In contemporary literature, Arturo Pérez-Reverte’s The Siege (El Asedio) provides a vivid recreation of the city during the Peninsular War. The novel is a masterclass in atmospheric writing, capturing the sound of the French cannons, the smell of the salt marshes, and the intellectual ferment of the 1812 Constitution, which was drafted here. Walking along the sea walls or through the narrow streets of the Barrio de la Viña, the layers of history feel remarkably thin. Cádiz is a city where stories wash up on the shore like driftwood.
The White Silence of Moguer
In the province of Huelva, the town of Moguer offers a different literary experience. This was the home of Juan Ramón Jiménez, the Nobel Prize-winning author of Platero and I. The book, a series of prose poems about a man and his donkey, is a foundational text of Spanish literature, taught in schools across the Hispanic world. It is a work of immense tenderness and observation, capturing the essence of the Andalusian village.
Moguer is a town of white-washed walls and quiet dignity. The Zenobia and Juan Ramón Jiménez Foundation, located in the house where the poet lived, is a site of pilgrimage for those who appreciate his quest for "pure poetry." The landscapes around Moguer, the pine forests and the salt marshes of the Doñana, find their way into his verses, transformed by his singular vision. It is a place that reminds the traveller that literature can be found in the most humble of subjects - a donkey, a wildflower, or the quality of the light at dusk.
The Enduring Narrative
Andalucía is a region that has been written over many times, like a palimpsest. Each generation of writers adds a new layer of meaning to the landscape, yet the core of the story remains unchanged. It is a story of resistance and surrender, of intense heat and deep shadow, of a people who have learned to live with the weight of a monumental past.
To follow the literary trails of Andalucía is to engage with the region on a level that transcends tourism. It requires a willingness to slow down, to listen to the silence of the olive groves, and to see the ghosts that haunt the street corners of Seville and Granada. Whether it is the tragic verses of Lorca, the romantic observations of Irving, or the stoic prose of Hemingway, the writers who have called this place home have left us a map of the human heart, charted through the dust and the light of the Spanish south.

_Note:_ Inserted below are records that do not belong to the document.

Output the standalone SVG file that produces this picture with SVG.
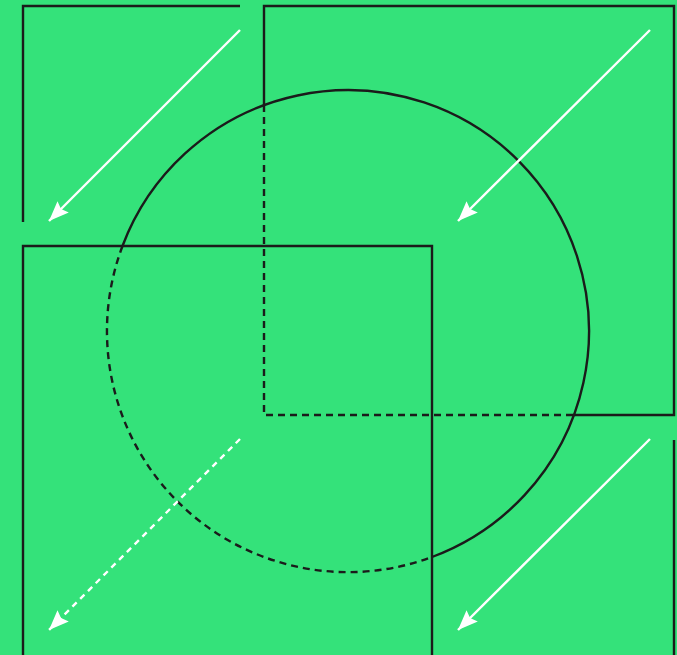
<svg xmlns="http://www.w3.org/2000/svg" width="677" height="655" viewBox="0 0 677 655">
<style>
.k{fill:none;stroke:#1b1b1b;stroke-width:2.4}
.d{stroke-dasharray:7 5}
.w{fill:none;stroke:#fff;stroke-width:2.4}
.wd{stroke-dasharray:6 5}
</style>
<defs>
<marker id="ah" markerUnits="userSpaceOnUse" markerWidth="22" markerHeight="22" viewBox="0 0 22 22" refX="20" refY="11" orient="auto">
<path d="M0,3 L20,11 L0,19 L3,11 Z" fill="#fff"/>
</marker>
</defs>
<rect width="677" height="655" fill="#34E27A"/>
<g id="rect-top-left">
<path class="k" d="M23,222 V6 H240"/>
</g>
<g id="rect-top-right">
<path class="k" d="M264,105 V6 H674 V415 H573"/>
<path class="k d" d="M573,415 H264 V105"/>
</g>
<g id="rect-bottom-left">
<path class="k" d="M23,660 V246 H432 V660"/>
</g>
<g id="rect-bottom-right">
<path class="k" d="M674,440 V660"/>
</g>
<g id="circle">
<path class="k" d="M122.5,246 A241,241 0 1 1 432,557"/>
<path class="k d" d="M122.5,246 A241,241 0 0 0 432,557"/>
</g>
<g id="connectors">
<line class="w" x1="240" y1="30" x2="49" y2="221" marker-end="url(#ah)"/>
<line class="w" x1="650" y1="30" x2="458" y2="221" marker-end="url(#ah)"/>
<line class="w" x1="650" y1="439" x2="458" y2="630" marker-end="url(#ah)"/>
<line class="w wd" x1="240" y1="439" x2="49" y2="630" marker-end="url(#ah)"/>
</g>
</svg>
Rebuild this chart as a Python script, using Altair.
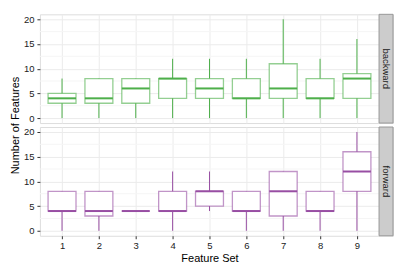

As the sun sets over the Guadalquivir, turning the water to liquid gold, it is easy to see why this land has inspired so much ink. The narrative of Andalucía is far from finished. New voices are emerging, drawing on the same ancient sources to create stories for a modern world. But the foundations remain: the stone, the soil, and the enduring power of the written word to capture the soul of a place that is as much a dream as it is a reality.